- Born: April 12, 1917
- Died: October 14, 2014 (aged 97)
- Education: La Salle Extension University
- Title: Head of the World Confederation of United Zionists Chairman of the World Zionist Organization American Section
- Awards: Commander’s Cross of the Order of Polonia Restituta

= Kalman Sultanik =

Zionist Leader

Kalman Sultanik (April 12, 1917 – October 14, 2014) was a prominent Zionist figure who was active in numerous Jewish and Zionist organizations throughout his life. He was a member of the United States Holocaust Memorial Council, served on the Executive Committee of the Jewish Agency for Israel and became vice president of the World Jewish Congress as well as chairman of the World Zionist Organization American Section. He founded the Jerusalem Confederation House and led the World Confederation of United Zionists for decades. Sultanik was also active in assisting the Polish community of Holocaust survivors.

== Biography ==
Sultanik was born in Miechów, Poland, on April 12, 1917. During the Second World War he participated in the underground resistance movement against the Nazis before being held in the Płaszów concentration camp in German-occupied Poland and, later, a camp in Dresden, Germany. From there he was forced on a death march to Theresienstadt.

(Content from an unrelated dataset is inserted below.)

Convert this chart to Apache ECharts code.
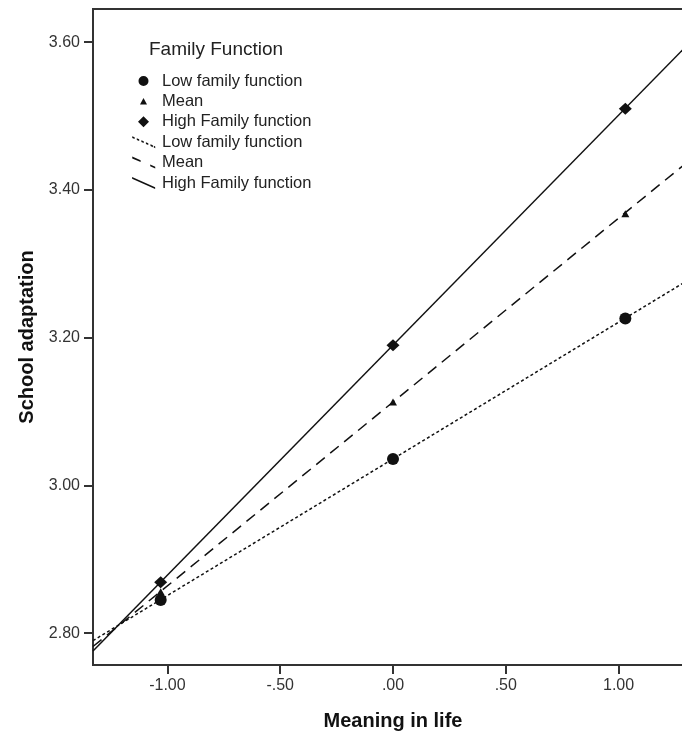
<!DOCTYPE html>
<html>
<head>
<meta charset="utf-8">
<script src="https://cdn.jsdelivr.net/npm/echarts@6/dist/echarts.min.js"></script>
<style>
html,body{margin:0;padding:0;background:#fff;}
#chart{width:682px;height:734px;}
</style>
</head>
<body>
<div id="chart"></div>
<script>
// ---- data ----
const meaningX = [-1.03, 0.00, 1.03];
const lowFamily = [2.845, 3.036, 3.226];
const meanFamily = [2.856, 3.113, 3.368];
const highFamily = [2.869, 3.190, 3.510];
const lineX = [-1.33, 1.33];
const lowLine = [2.790, 3.282];
const meanLine = [2.782, 3.444];
const highLine = [2.776, 3.604];
const xTicks = [-1.00, -0.50, 0.00, 0.50, 1.00];
const yTicks = [2.80, 3.00, 3.20, 3.40, 3.60];
const legendTitle = 'Family Function';
const legendLabels = {
  lowPt: 'Low family function',
  meanPt: 'Mean',
  highPt: 'High Family function',
  lowLn: 'Low family function',
  meanLn: 'Mean',
  highLn: 'High Family function'
};

const zip = (xs, ys) => xs.map((x, i) => [x, ys[i]]);
const FONT = "'Liberation Sans', Arial, sans-serif";
const INK = '#111';

// legend icon helpers (styling only)
const BOX = 'M0,0ZM27,12Z';
function slanted(segs) {
  const h = 1.0;
  let p = BOX;
  segs.forEach(([a, b]) => {
    const x0 = 27 * a, y0 = 12 * a, x1 = 27 * b, y1 = 12 * b;
    p += `M${x0},${y0 - h}L${x1},${y1 - h}L${x1},${y1 + h}L${x0},${y0 + h}Z`;
  });
  return 'path://' + p;
}
const icons = {
  lowPt: 'path://' + BOX + 'M8.5,6A5,5 0 1 0 18.5,6A5,5 0 1 0 8.5,6Z',
  meanPt: 'path://' + BOX + 'M13.5,2.5L17,9L10,9Z',
  highPt: 'path://' + BOX + 'M13.5,0.5L19,6L13.5,11.5L8,6Z',
  lowLn: slanted([[0.03, 0.13], [0.22, 0.32], [0.41, 0.51], [0.6, 0.7], [0.79, 0.89], [0.93, 0.99]]),
  meanLn: slanted([[0.03, 0.38], [0.78, 0.99]]),
  highLn: slanted([[0.02, 0.99]])
};

const chart = echarts.init(document.getElementById('chart'), null, {renderer: 'canvas'});

const lbl = v => v.toFixed(2).replace(/^(-?)0\./, '$1.');

chart.setOption({
  animation: false,
  backgroundColor: '#fff',
  title: {
    text: legendTitle,
    left: 149,
    top: 40,
    padding: 0,
    textStyle: {fontFamily: FONT, fontSize: 19, fontWeight: 'normal', color: '#222'}
  },
  legend: {
    orient: 'vertical',
    left: 130,
    top: 72.5,
    padding: 0,
    itemWidth: 27,
    itemHeight: 12,
    itemGap: 3.4,
    selectedMode: false,
    formatter: name => legendLabels[name],
    textStyle: {fontFamily: FONT, fontSize: 16.5, color: '#222', lineHeight: 17},
    data: ['lowPt', 'meanPt', 'highPt', 'lowLn', 'meanLn', 'highLn'].map(n => ({
      name: n, icon: icons[n], itemStyle: {color: INK, borderWidth: 0}
    }))
  },
  grid: {
    left: 93, top: 9, width: 600, height: 656,
    outerBoundsMode: 'none',
    containLabel: false,
    show: true, borderColor: '#333', borderWidth: 2, backgroundColor: '#fff'
  },
  xAxis: {
    type: 'value',
    min: lineX[0], max: lineX[1],
    name: 'Meaning in life',
    nameLocation: 'middle',
    nameGap: 46,
    nameTextStyle: {fontFamily: FONT, fontSize: 20, fontWeight: 'bold', color: '#111'},
    axisLine: {show: true, onZero: false, lineStyle: {color: '#333', width: 2}},
    axisTick: {show: true, length: 9, lineStyle: {color: '#333', width: 2}, customValues: xTicks},
    axisLabel: {margin: 13, fontFamily: FONT, fontSize: 16, color: '#333', customValues: xTicks, formatter: lbl},
    splitLine: {show: false}
  },
  yAxis: {
    type: 'value',
    min: 2.757, max: 3.645,
    name: 'School adaptation',
    nameLocation: 'middle',
    nameGap: 55,
    nameTextStyle: {fontFamily: FONT, fontSize: 20, fontWeight: 'bold', color: '#111'},
    axisLine: {show: true, onZero: false, lineStyle: {color: '#333', width: 2}},
    axisTick: {show: true, length: 9, lineStyle: {color: '#333', width: 2}, customValues: yTicks},
    axisLabel: {margin: 13, fontFamily: FONT, fontSize: 16, color: '#333', customValues: yTicks, formatter: lbl},
    splitLine: {show: false}
  },
  series: [
    {name: 'lowLn', type: 'line', data: zip(lineX, lowLine), symbol: 'none', z: 2,
     lineStyle: {color: INK, width: 1.5, type: [3, 2.5]}, itemStyle: {color: INK}},
    {name: 'meanLn', type: 'line', data: zip(lineX, meanLine), symbol: 'none', z: 2,
     lineStyle: {color: INK, width: 1.5, type: [11, 7]}, itemStyle: {color: INK}},
    {name: 'highLn', type: 'line', data: zip(lineX, highLine), symbol: 'none', z: 2,
     lineStyle: {color: INK, width: 1.5, type: 'solid'}, itemStyle: {color: INK}},
    {name: 'lowPt', type: 'scatter', data: zip(meaningX, lowFamily), symbol: 'circle', symbolSize: 12, z: 3,
     itemStyle: {color: INK, opacity: 1}},
    {name: 'meanPt', type: 'scatter', data: zip(meaningX, meanFamily), symbol: 'triangle', symbolSize: [8, 7], z: 3,
     itemStyle: {color: INK, opacity: 1}},
    {name: 'highPt', type: 'scatter', data: zip(meaningX, highFamily), symbol: 'diamond', symbolSize: [13, 12], z: 3,
     itemStyle: {color: INK, opacity: 1}}
  ]
});
</script>
</body>
</html>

Following his liberation in 1945, Sultanik served as a representative of Holocaust survivors in displaced persons camps at the twenty-second World Zionist Congress held in Basel, Switzerland in 1946. In 1949, he became secretary general of the World Confederation of General Zionists and in 1977 he was elected as vice president of the World Jewish Congress. In 1981, while serving as co-chair of the Ronald S. Lauder Foundation’s International Auschwitz-Birkenau Preservation Committee along with Auschwitz survivor Ernest Michel, Sultanik organized an assembly of ten thousand Holocaust survivors in Jerusalem aimed at advancing a project to preserve Auschwitz. In 1988, Sultanik served as deputy chairman of the International Council of the Auschwitz-Birkenau State Museum as well as chairman and treasurer of the budget and finance committee of the museum. He also helped raise $40 million from governments across Europe to preserve the site.

Subsequently, Sultanik received a law degree from La Salle Extension University in Chicago, Illinois, and also founded the Confederation House in Jerusalem.

He died on October 14, 2014, in New York at age 97.